If people listened exclusively to the cheerleading of Republicans who supported the unpopular tax bill, they would be left with the impression the bill created a cascade of extravagant bonuses and ushered in an era of never-ending job growth.
Yet Macy’s just announced that it is closing five California stores and laying off 5,000 workers nationwide.
Unfortunately, members of Congress do their constituents a disservice by cherry-picking only positive news and pretending there is no bad news at all.
Despite multiple posts on social media about some stores hiring or giving bonuses, Reps. Steve Knight (R-Palmdale) and Mimi Walters (R-Irvine), both of whom voted for the tax bill over the objections of constituents, would like to pretend the following headlines never happened:
- Kimberly-Clark — the maker of Kleenex, Huggies, and many other popular brands — is closing or selling 10 facilities and shedding about 12 percent of its workforce.
- Walmart is closing 63 stores (including two in California), impacting 9,400 employees.
- Carrier engaged in another round of layoffs, impacting more than 200 workers.
Kimberly-Clark specifically referenced the tax bill in a conference call with reporters, noting that its corporate savings will be used to finance the 5,500 layoffs and the closing of 10 plants.
Additionally, both Knight and Walters have heaped praise on Disney, which announced it will give one-time bonuses and set up an education fund totaling $175 million in spending.
While no one would begrudge bonuses from wealthy corporations to employees, economists at the Institute of Taxation and Economic Policy (ITEP) urge caution rather than exuberance.
ITEP notes that Disney will save an estimated $1.2 billion in 2018 alone. That means that Disney is spending roughly 15 percent of their savings on employees, while pocketing the remaining 85 percent. And who knows what will happen in 2019 and beyond.
It is true that a one-time bonus provides some benefit for employees, but it doesn’t immediately follow that Disney and other corporations’ recent action will result in a sustained, resolute corporate effort to permanently increase rank and file workers’ wages in a meaningful way. Most economists agree it will take years before we can measure whether these supply-side tax cuts have had their promised effect. If history is any indication, the wealth will not trickle down.
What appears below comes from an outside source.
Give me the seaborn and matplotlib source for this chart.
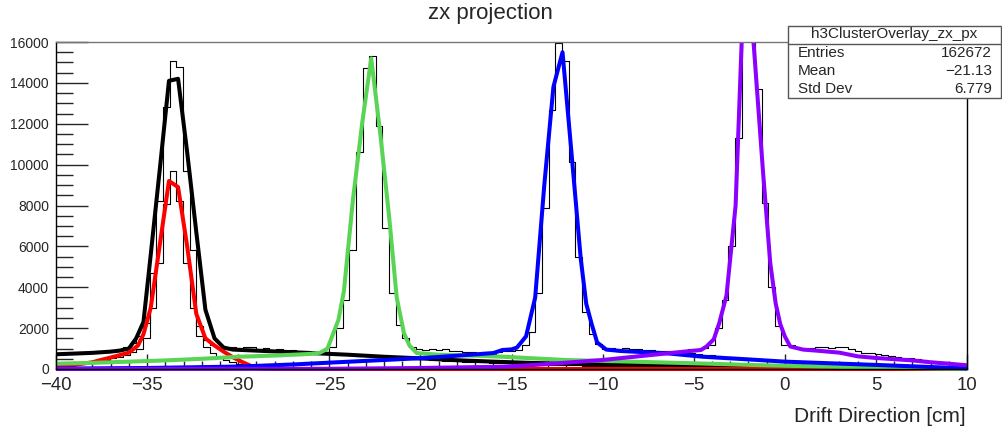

Notably, neither Disney nor other companies that have distributed bonuses has said anything about repeating their bonus largess in years to come.
Knight and Walters are taking advantage of splashy press releases promising temporary benefits to workers, while ignoring the fact that corporate shareholders will pocket the overwhelming portion of any benefits, especially in the years to come.
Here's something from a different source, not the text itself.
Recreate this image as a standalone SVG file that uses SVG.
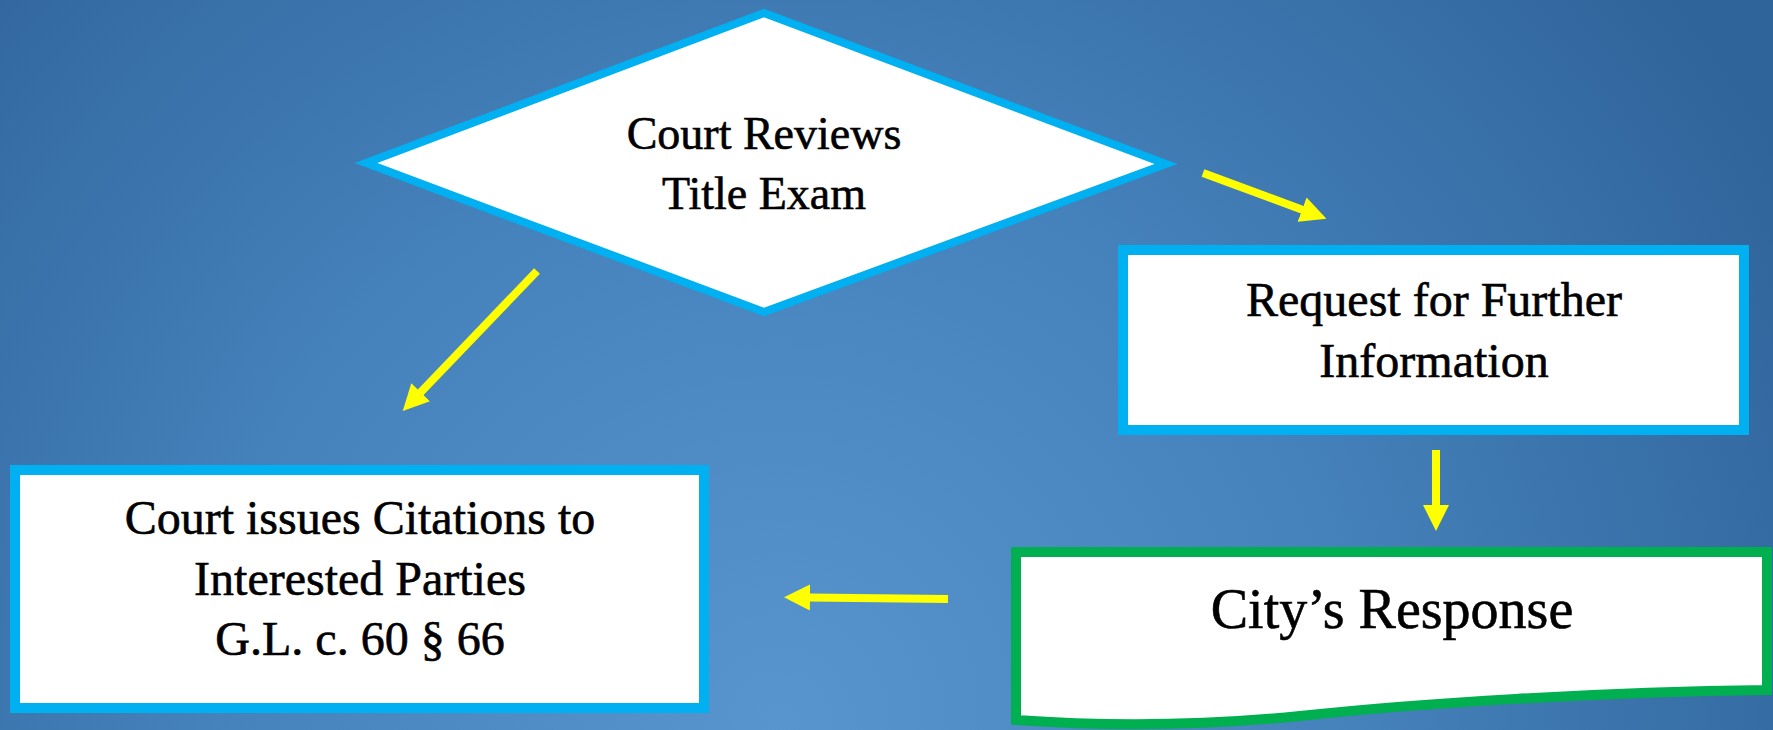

In fact, economists warned that the tax bill would have a negative impact on California’s economy.
Hyped press releases and one-time bonuses don’t equal long-term sustainable growth shared by all Californians.
And ignoring layoffs that hurt Californians in order to stay on-message about a tax bill people didn’t want in the first place doesn’t lessen the economic hardship faced by many Californians.
Knight and Walters should be honest with their constituents, instead of cheerily spinning half-truths.